**AIM**.
Leave out the pictures, and write out exactly the lines from the beginning of the material to the line holding "from bokeh.resources import INLINE", that line included, and nothing else.

BEGIN

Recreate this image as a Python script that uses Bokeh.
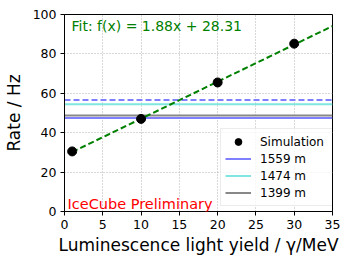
from bokeh.plotting import figure
from bokeh.models import Range1d, FixedTicker, Label, Legend, LegendItem
from bokeh.embed import file_html
from bokeh.resources import INLINE

# Data
sim_x = [1, 10, 20, 30]
sim_y = [30.5, 47.0, 65.5, 85.2]
fit_x = [1, 35]
fit_y = [30.19, 94.11]
depth_labels = ["1559 m", "1474 m", "1399 m"]
depth_rates = [47.5, 54.4, 48.7]
depth_colors = ["#8080ff", "#80e6df", "#888888"]
dashed_rate = 56.6
x_ticks = [0, 5, 10, 15, 20, 25, 30, 35]
y_ticks = [0, 20, 40, 60, 80, 100]

FONT = "DejaVu Sans"

p = figure(width=348, height=262, output_backend="svg", toolbar_location=None,
           x_range=Range1d(0, 35), y_range=Range1d(0, 100),
           min_border_left=61, min_border_right=16, min_border_top=14, min_border_bottom=51)

p.outline_line_color = "black"
p.outline_line_width = 1
p.outline_line_alpha = 1

for ax in (p.xaxis[0], p.yaxis[0]):
    ax.major_label_text_font = FONT
    ax.major_label_text_font_size = "12.5px"
    ax.major_label_text_color = "black"
    ax.axis_label_text_font = FONT
    ax.axis_label_text_font_size = "17px"
    ax.axis_label_text_font_style = "normal"
    ax.axis_label_text_color = "black"
    ax.major_tick_out = 4
    ax.major_tick_in = 0
    ax.minor_tick_out = 0
    ax.minor_tick_in = 0
    ax.axis_line_color = "black"
    ax.major_tick_line_color = "black"

p.xaxis.ticker = FixedTicker(ticks=x_ticks)
p.yaxis.ticker = FixedTicker(ticks=y_ticks)
p.xaxis.axis_label = "Luminescence light yield / γ/MeV"
p.yaxis.axis_label = "Rate / Hz"
p.xaxis.major_label_standoff = 4
p.yaxis.major_label_standoff = 4
p.xaxis.axis_label_standoff = 3
p.yaxis.axis_label_standoff = 6

for g in (p.xgrid[0], p.ygrid[0]):
    g.grid_line_color = "#b0b0b0"
    g.grid_line_dash = "1 2"
    g.grid_line_width = 1

r_dash = p.line([0, 35], [dashed_rate, dashed_rate], line_color="#8080ff",
                line_width=2, line_dash="6 3")
line_renderers = []
for lab, rate, col in zip(depth_labels, depth_rates, depth_colors):
    r = p.line([0, 35], [rate, rate], line_color=col, line_width=2)
    line_renderers.append((lab, r))

p.line(fit_x, fit_y, line_color="green", line_width=2, line_dash="6 3")
r_sim = p.scatter(sim_x, sim_y, size=9, color="black")

legend = Legend(items=[LegendItem(label="Simulation", renderers=[r_sim])] +
                [LegendItem(label=lab, renderers=[r]) for lab, r in line_renderers],
                location=(156, 5))
legend.label_text_font = FONT
legend.label_text_font_size = "12px"
legend.label_text_color = "black"
legend.glyph_width = 26
legend.glyph_height = 17
legend.label_height = 17
legend.label_width = 70
legend.label_standoff = 9
legend.spacing = 0
legend.padding = 4
legend.margin = 0
legend.border_line_color = "#d9d9d9"
legend.border_line_width = 1
legend.background_fill_color = "white"
legend.background_fill_alpha = 0.8
p.add_layout(legend)

p.add_layout(Label(x=7, y=185.5, x_units="screen", y_units="screen",
                   text="Fit: f(x) = 1.88x + 28.31", text_color="green",
                   text_font=FONT, text_font_size="14px", text_baseline="alphabetic"))
p.add_layout(Label(x=3, y=8, x_units="screen", y_units="screen",
                   text="IceCube Preliminary", text_color="red",
                   text_font=FONT, text_font_size="14.5px", text_baseline="alphabetic"))

open("out.html", "w").write(file_html(p, INLINE))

END

**IN RESPONSE**.
Recreate this image as a Python script that uses Bokeh.
from bokeh.plotting import figure
from bokeh.models import Range1d, FixedTicker, Label, Legend, LegendItem
from bokeh.embed import file_html
from bokeh.resources import INLINE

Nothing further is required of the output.